Living as an undocumented migrant is a life Kanagasabapathy knows only too well – one of an estimated million people living illegally in the UK. Though nobody knows the number for sure.
Now aged 46, he arrived in the UK from Sri Lanka nearly 20 years ago – as a Tamil, he says he fled persecution.
His asylum claim was rejected nearly a decade ago – and for the last five years, he’s been living in the garage of someone he does odd jobs for like gardening and maintenance work.
The garage is packed full of junk like old lawn mowers and there’s scarcely room to walk to a door at the end which leads to a space not much bigger than the bunk of a ship.
He’s not allowed to cook food for himself – presumably because of the fire risk – and survives on donated food.

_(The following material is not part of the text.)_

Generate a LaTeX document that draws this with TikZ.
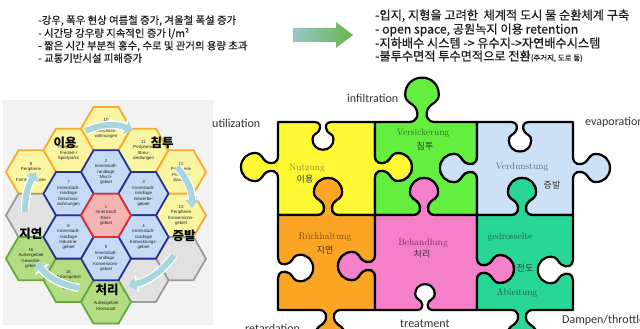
\documentclass[tikz,border=0pt]{standalone}
\usepackage{fontspec}
\newfontfamily\kr{Noto Sans CJK KR}
\newfontfamily\krt{Noto Sans CJK KR}[FakeBold=0.6]
\newfontfamily\carf{Carlito}
\newfontfamily\hexf{Liberation Sans}
\usetikzlibrary{shapes.geometric,arrows.meta}

\definecolor{txt}{RGB}{30,30,30}
\definecolor{pyel}{RGB}{255,248,50}
\definecolor{pgrn}{RGB}{100,238,62}
\definecolor{pblu}{RGB}{204,224,248}
\definecolor{pora}{RGB}{250,166,36}
\definecolor{ppnk}{RGB}{245,128,202}
\definecolor{ptea}{RGB}{40,214,150}
\definecolor{hy}{RGB}{250,245,160}
\definecolor{hyb}{RGB}{245,170,50}
\definecolor{hb}{RGB}{196,218,245}
\definecolor{hbb}{RGB}{40,50,150}
\definecolor{hr}{RGB}{245,180,180}
\definecolor{hrb}{RGB}{225,45,50}
\definecolor{hg}{RGB}{180,220,130}
\definecolor{hgb}{RGB}{100,170,60}
\definecolor{hgr}{RGB}{225,225,225}
\definecolor{hgrb}{RGB}{155,155,155}
\definecolor{arr}{RGB}{168,214,222}
\definecolor{bgg}{RGB}{242,242,242}
\definecolor{gNut}{RGB}{140,132,50}
\definecolor{gVer}{RGB}{40,110,40}
\definecolor{gVdu}{RGB}{90,100,135}
\definecolor{gRue}{RGB}{120,70,20}
\definecolor{gBeh}{RGB}{130,40,100}
\definecolor{gAbl}{RGB}{20,100,70}
\definecolor{arL}{RGB}{150,200,205}
\definecolor{arR}{RGB}{105,180,70}

\newcommand\knobpath{-- (-11,0) .. controls (-4,0) and (-2,6) .. (-5.5,12) .. controls (-8,16) and (-14,16) .. (-14,23) .. controls (-14,31) and (-8,37) .. (0,37) .. controls (8,37) and (14,31) .. (14,23) .. controls (14,16) and (8,16) .. (5.5,12) .. controls (2,6) and (4,0) .. (11,0)}
\newcommand\knob[5]{{[shift={(#1,#2)},rotate=#3,yscale=#4,scale=#5] \knobpath}}

\tikzset{
  tl/.style={anchor=base west, inner sep=0pt, text=txt, font=\krt\fontsize{10.4}{13}\selectfont},
  tr/.style={anchor=base west, inner sep=0pt, text=txt, font=\krt\fontsize{12.2}{14}\selectfont},
  piece/.style={draw=black, line width=2.2pt, line join=round},
  hexbase/.style={regular polygon, regular polygon sides=6, minimum size=50pt, inner sep=0pt, line width=1.8pt},
  hexY/.style={hexbase, fill=hy, draw=hyb},
  hexB/.style={hexbase, fill=hb, draw=hbb},
  hexR/.style={hexbase, fill=hr, draw=hrb},
  hexG/.style={hexbase, fill=hg, draw=hgb},
  hexN/.style={hexbase, fill=hgr, draw=hgrb},
  hext/.style={align=center, inner sep=0pt, text=black!85, font=\hexf\fontsize{4.4}{5.4}\selectfont},
  ringw/.style={line width=8.5pt, white, -{Triangle[width=17pt,length=10pt]}},
  ringc/.style={line width=6pt, arr, -{Triangle[width=13pt,length=8pt]}},
  hkr/.style={inner sep=0pt, font=\kr\bfseries\fontsize{12.5}{13}\selectfont, text=black},
  eng/.style={anchor=west, inner sep=0pt, text=black!80, font=\carf\fontsize{12}{13}\selectfont},
  ger/.style={inner sep=0pt, font=\fontsize{9.5}{10}\selectfont},
  pkr/.style={inner sep=0pt, text=black!80, font=\kr\fontsize{9}{10}\selectfont}
}

\begin{document}
\begin{tikzpicture}[x=1pt,y=-1pt]
\useasboundingbox (0,0) rectangle (640,329);
\clip (0,0) rectangle (640,329);
\fill[white] (0,0) rectangle (640,329);

% ---------- top texts ----------
\node[tl] (tl1) at (38,24) {-강우, 폭우 현상 여름철 증가, 겨울철 폭설 증가};
\node[tl] (tl2) at (38,37) {- 시간당 강우량 지속적인 증가 l/m²};
\node[tl] (tl3) at (38,49.5) {- 짧은 시간 부분적 홍수, 수로 및 관거의 용량 초과};
\node[tl] (tl4) at (38,62) {- 교통기반시설 피해증가};

\shade[left color=arL, right color=arR] (293,28) -- (336,28) -- (336,22) -- (353,35) -- (336,48) -- (336,42) -- (293,42) -- cycle;

\node[tr] (tr1) at (375,19.6) {-입지, 지형을 고려한\ \ 체계적 도시 물 순환체계 구축};
\node[tr] (tr2) at (375,33.6) {- open space, 공원녹지 이용 retention};
\node[tr] (tr3) at (375,47.6) {-지하배수 시스템 -> 유수지->자연배수시스템};
\node[tr] (tr4) at (375,60.6) {-불투수면적 투수면적으로 전환{\fontsize{7.5}{8}\selectfont(주거지, 도로 등)}};

% ---------- hexagon picture ----------
\fill[bgg] (3,100) rectangle (213,325);
\node[hexY] (h10) at (106,128.7) {};
\node[hexY] (h11) at (143.5,150.35) {};
\node[hexY] (h9)  at (68.5,150.35) {};
\node[hexY] (h12) at (181,172) {};
\node[hexY] (h13) at (181,215.3) {};
\node[hexY] (h8)  at (31,172) {};
\node[hexN] (g1)  at (31,215.3) {};
\node[hexN] (g2)  at (181,258.6) {};
\node[hexN] (g3)  at (143.5,280.25) {};
\node[hexG] (h16) at (31,258.6) {};
\node[hexG] (h15) at (68.5,280.25) {};
\node[hexG] (h14) at (106,301.9) {};
\node[hexB] (h2)  at (106,172) {};
\node[hexB] (h3)  at (143.5,193.65) {};
\node[hexB] (h4)  at (143.5,236.95) {};
\node[hexB] (h5)  at (106,258.6) {};
\node[hexB] (h6)  at (68.5,236.95) {};
\node[hexB] (h7)  at (68.5,193.65) {};
\node[hexR] (h1)  at (106,215.3) {};

\node[hext] (t1)  at (h1)  {1\\Innenstadt\\Kern-\\gebiet};
\node[hext] (t2)  at (h2)  {2\\Innenstadt-\\randlage\\Misch-\\gebiet};
\node[hext] (t3)  at (h3)  {3\\Innenstadt-\\randlage\\Gewerbe-\\gebiet};
\node[hext] (t4)  at (h4)  {4\\Innenstadt-\\randlage\\Entwicklungs-\\gebiet};
\node[hext] (t5)  at (h5)  {5\\Innenstadt-\\randlage\\Konversions-\\gebiet};
\node[hext] (t6)  at (h6)  {6\\Innenstadt-\\randlage\\Industrie-\\gebiet};
\node[hext] (t7)  at (h7)  {7\\Innenstadt-\\randlage\\Geschoss-\\wohnungen};
\node[hext] (t8)  at (h8)  {8\\Peripherie\\1-\\Familienhäuser};
\node[hext] (t9)  at (h9)  {9\\Peripherie\\Freizeit-/\\Sportparks};
\node[hext] (t10) at (h10) {10\\Peripherie\\Geschoss-\\wohnungen};
\node[hext] (t11) at (h11) {11\\Peripherie\\Streu-\\siedlungen};
\node[hext] (t12) at (h12) {12\\Peripherie\\Projekte-\\standort};
\node[hext] (t13) at (h13) {13\\Peripherie\\Konversions-\\gebiet};
\node[hext] (t14) at (106,306) {Außengebiet\\Kleinstadt};
\node[hext] (t15) at (h15) {15\\Außengebiet\\Wohn-\\gebiet};
\node[hext] (t16) at (h16) {16\\Außengebiet\\Gewerbe-\\gebiet};

\coordinate (a1s) at (86,131);  \coordinate (a1e) at (133,131);
\coordinate (a2s) at (177,167); \coordinate (a2e) at (192,208);
\coordinate (a3s) at (174,255); \coordinate (a3e) at (128,286);
\coordinate (a4s) at (79,288);  \coordinate (a4e) at (36,262);
\coordinate (a5s) at (25,212);  \coordinate (a5e) at (36,172);
\foreach \s/\e/\b in {a1s/a1e/25,a2s/a2e/20,a3s/a3e/20,a4s/a4e/20,a5s/a5e/15}{
  \draw[ringw] (\s) to[bend left=\b] (\e);
  \draw[ringc] (\s) to[bend left=\b] (\e);
}

\node[hkr] (k1) at (65,143) {이용};
\node[hkr] (k2) at (162,143) {침투};
\node[hkr] (k3) at (184,236) {증발};
\node[hkr] (k4) at (31,234) {지연};
\node[hkr] (k5) at (107,290) {처리};

% ---------- puzzle ----------
\path[piece, fill=pyel] (278,122) \knob{323}{122}{0}{1}{0.75} -- (375,122) \knob{375}{167}{-90}{-1}{1} -- (375,215) \knob{328}{215}{180}{1}{1} -- (278,215) \knob{278}{167}{90}{-1}{1} -- cycle;
\path[piece, fill=pgrn] (375,122) \knob{422}{122}{0}{-1}{1.2} -- (477,122) \knob{477}{168}{-90}{1}{1} -- (477,215) \knob{424}{215}{180}{1}{1} -- (375,215) \knob{375}{167}{90}{1}{1} -- cycle;
\path[piece, fill=pblu] (477,122) \knob{520}{122}{0}{1}{0.8} -- (573,122) \knob{573}{168}{-90}{-1}{1} -- (573,215) \knob{522}{215}{180}{1}{1} -- (477,215) \knob{477}{168}{90}{-1}{1} -- cycle;
\path[piece, fill=pora] (278,215) \knob{328}{215}{0}{-1}{1} -- (375,215) \knob{375}{266}{-90}{1}{1} -- (375,310) \knob{330}{310}{180}{-1}{1} -- (278,310) \knob{278}{268}{90}{1}{0.95} -- cycle;
\path[piece, fill=ppnk] (375,215) \knob{424}{215}{0}{-1}{1} -- (477,215) \knob{477}{269}{-90}{-1}{1} -- (477,310) \knob{425}{310}{180}{1}{0.7} -- (375,310) \knob{375}{266}{90}{-1}{1} -- cycle;
\path[piece, fill=ptea] (477,215) \knob{522}{215}{0}{-1}{1} -- (573,215) \knob{573}{270}{-90}{1}{0.95} -- (573,310) \knob{522}{310}{180}{-1}{1} -- (477,310) \knob{477}{269}{90}{1}{1} -- cycle;

\node[ger, text=gNut] (n1) at (307,168) {Nutzung};
\node[pkr] (n1k) at (305,179) {이용};
\node[ger, text=gVer] (n2) at (423,133) {Versickerung};
\node[pkr] (n2k) at (425,146) {침투};
\node[ger, text=gVdu] (n3) at (522,167) {Verdunstung};
\node[pkr] (n3k) at (552,185) {증발};
\node[ger, text=gRue] (n4) at (325,237) {Rückhaltung};
\node[pkr] (n4k) at (325,250) {지연};
\node[ger, text=gBeh] (n5) at (423,243) {Behandlung};
\node[pkr] (n5k) at (422,254) {처리};
\node[ger, text=gAbl] (n6) at (510,237) {gedrosselte};
\node[pkr] (n6k) at (525,268) {전도};
\node[ger, text=gAbl] (n6b) at (517,293) {Ableitung};

\node[eng] (e1) at (212,123) {utilization};
\node[eng] (e2) at (347,98) {infiltration};
\node[eng] (e3) at (585,122) {evaporation};
\node[eng] (e4) at (245,328) {retardation};
\node[eng] (e5) at (400,324) {treatment};
\node[eng] (e6) at (562,320) {Dampen/throttle};
\end{tikzpicture}
\end{document}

The place – to be frank – is filthy. Yet he spends any spare time he has here, too afraid to interact with the outside world and conscious the Home Office is stepping up raids on people living illegally like him.
Breaking down in tears he says: “This is my normal life – I don’t know what the difference is because I’m struggling here. This is my normal life.
“I have one or two friends who live like this – sometimes they’re sleeping on the road. At least I’ve got something.”
The government is desperate to try to stop anyone else from joining its broken asylum system but Kanagasabapathy’s story is a glimpse into the future for those now in hiding.